Instructions to follow:
Set down the material below word for word, excluding the pictures.

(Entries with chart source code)

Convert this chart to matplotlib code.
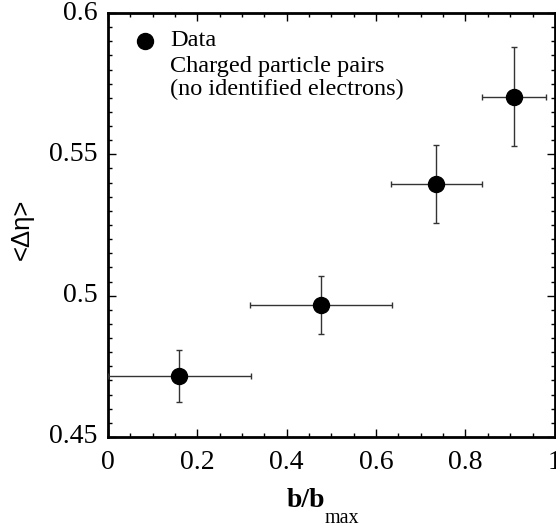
import matplotlib
matplotlib.use("Agg")
import matplotlib.pyplot as plt
from matplotlib.ticker import MultipleLocator

x = [0.160, 0.476, 0.735, 0.909]
y = [0.4716, 0.4966, 0.5396, 0.5704]
xerr = [0.160, 0.159, 0.102, 0.072]
yerr = [0.0091, 0.0102, 0.0138, 0.0175]

xt = [0, 0.2, 0.4, 0.6, 0.8, 1]
xtl = ['0', '0.2', '0.4', '0.6', '0.8', '1']
yt = [0.45, 0.5, 0.55, 0.6]
ytl = ['0.45', '0.5', '0.55', '0.6']
legend_lines = ['Data', 'Charged particle pairs', '(no identified electrons)']

fig = plt.figure(figsize=(5.56, 5.27), dpi=100)
ax = fig.add_axes([0.194, 0.1708, 0.804, 0.8045])

ax.errorbar(x, y, xerr=xerr, yerr=yerr, fmt='o', color='black', ms=11.5,
            ecolor='#333333', elinewidth=1.0, capsize=2.5, capthick=1.0, zorder=3)

ax.set_xlim(0, 1)
ax.set_ylim(0.45, 0.6)
ax.xaxis.set_major_locator(MultipleLocator(0.2))
ax.xaxis.set_minor_locator(MultipleLocator(0.05))
ax.yaxis.set_major_locator(MultipleLocator(0.05))
ax.yaxis.set_minor_locator(MultipleLocator(0.005))
ax.tick_params(which='both', direction='in', top=True, right=True, width=1.0,
               labelbottom=False, labelleft=False)
ax.tick_params(which='major', length=6)
ax.tick_params(which='minor', length=3)
for s in ax.spines.values():
    s.set_linewidth(2.0)

for v, l in zip(xt, xtl):
    ax.text(v, -0.03, l, transform=ax.get_xaxis_transform(), ha='center', va='top',
            family='Liberation Serif', fontsize=20)
for v, l in zip(yt, ytl):
    ax.text(-0.024, v, l, transform=ax.get_yaxis_transform(), ha='right', va='center',
            family='Liberation Serif', fontsize=20)

# x label: b/b_max
fig.text(325/556, 1-507/527, 'b/b', ha='right', va='baseline',
         family='Liberation Serif', weight='bold', fontsize=20)
fig.text(325/556, 1-523/527, 'max', ha='left', va='baseline',
         family='Liberation Serif', fontsize=14.5)
# y label
fig.text(22/556, 1-229/527, '<\u0394\u03b7>', rotation=90, ha='center', va='center',
         family='Liberation Sans', fontsize=18.5)

# legend
ax.plot([0.083], [0.5901], 'o', color='black', ms=11.5, clip_on=False)
lx = 0.139
for ly, t in zip([0.5901, 0.5812, 0.5728], legend_lines):
    ax.text(lx, ly, t, ha='left', va='center', family='Liberation Serif', fontsize=17.5)

fig.savefig('out.png', dpi=100)
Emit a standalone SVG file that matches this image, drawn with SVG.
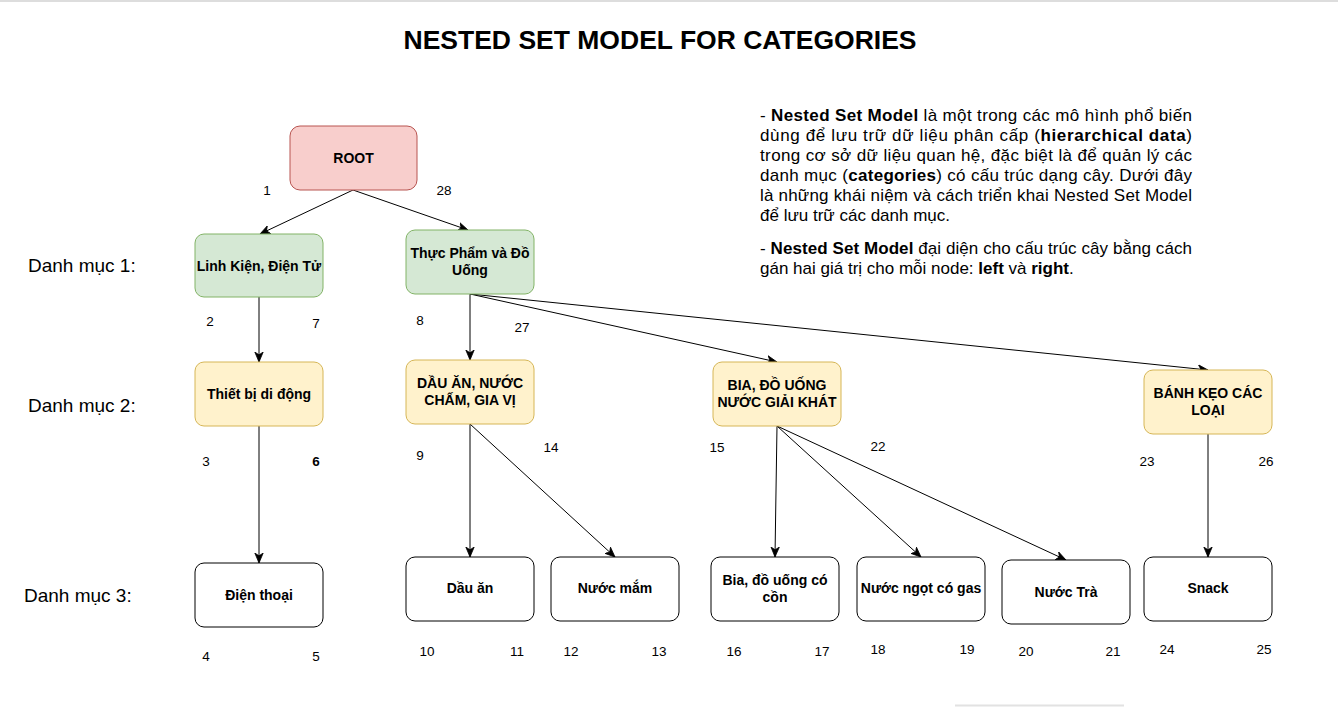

Finished task:
Convert this chart to matplotlib code.
import matplotlib
matplotlib.use("Agg")
import matplotlib.pyplot as plt
from matplotlib.ticker import MultipleLocator

x = [0.160, 0.476, 0.735, 0.909]
y = [0.4716, 0.4966, 0.5396, 0.5704]
xerr = [0.160, 0.159, 0.102, 0.072]
yerr = [0.0091, 0.0102, 0.0138, 0.0175]

xt = [0, 0.2, 0.4, 0.6, 0.8, 1]
xtl = ['0', '0.2', '0.4', '0.6', '0.8', '1']
yt = [0.45, 0.5, 0.55, 0.6]
ytl = ['0.45', '0.5', '0.55', '0.6']
legend_lines = ['Data', 'Charged particle pairs', '(no identified electrons)']

fig = plt.figure(figsize=(5.56, 5.27), dpi=100)
ax = fig.add_axes([0.194, 0.1708, 0.804, 0.8045])

ax.errorbar(x, y, xerr=xerr, yerr=yerr, fmt='o', color='black', ms=11.5,
            ecolor='#333333', elinewidth=1.0, capsize=2.5, capthick=1.0, zorder=3)

ax.set_xlim(0, 1)
ax.set_ylim(0.45, 0.6)
ax.xaxis.set_major_locator(MultipleLocator(0.2))
ax.xaxis.set_minor_locator(MultipleLocator(0.05))
ax.yaxis.set_major_locator(MultipleLocator(0.05))
ax.yaxis.set_minor_locator(MultipleLocator(0.005))
ax.tick_params(which='both', direction='in', top=True, right=True, width=1.0,
               labelbottom=False, labelleft=False)
ax.tick_params(which='major', length=6)
ax.tick_params(which='minor', length=3)
for s in ax.spines.values():
    s.set_linewidth(2.0)

for v, l in zip(xt, xtl):
    ax.text(v, -0.03, l, transform=ax.get_xaxis_transform(), ha='center', va='top',
            family='Liberation Serif', fontsize=20)
for v, l in zip(yt, ytl):
    ax.text(-0.024, v, l, transform=ax.get_yaxis_transform(), ha='right', va='center',
            family='Liberation Serif', fontsize=20)

# x label: b/b_max
fig.text(325/556, 1-507/527, 'b/b', ha='right', va='baseline',
         family='Liberation Serif', weight='bold', fontsize=20)
fig.text(325/556, 1-523/527, 'max', ha='left', va='baseline',
         family='Liberation Serif', fontsize=14.5)
# y label
fig.text(22/556, 1-229/527, '<\u0394\u03b7>', rotation=90, ha='center', va='center',
         family='Liberation Sans', fontsize=18.5)

# legend
ax.plot([0.083], [0.5901], 'o', color='black', ms=11.5, clip_on=False)
lx = 0.139
for ly, t in zip([0.5901, 0.5812, 0.5728], legend_lines):
    ax.text(lx, ly, t, ha='left', va='center', family='Liberation Serif', fontsize=17.5)

fig.savefig('out.png', dpi=100)
Emit a standalone SVG file that matches this image, drawn with SVG.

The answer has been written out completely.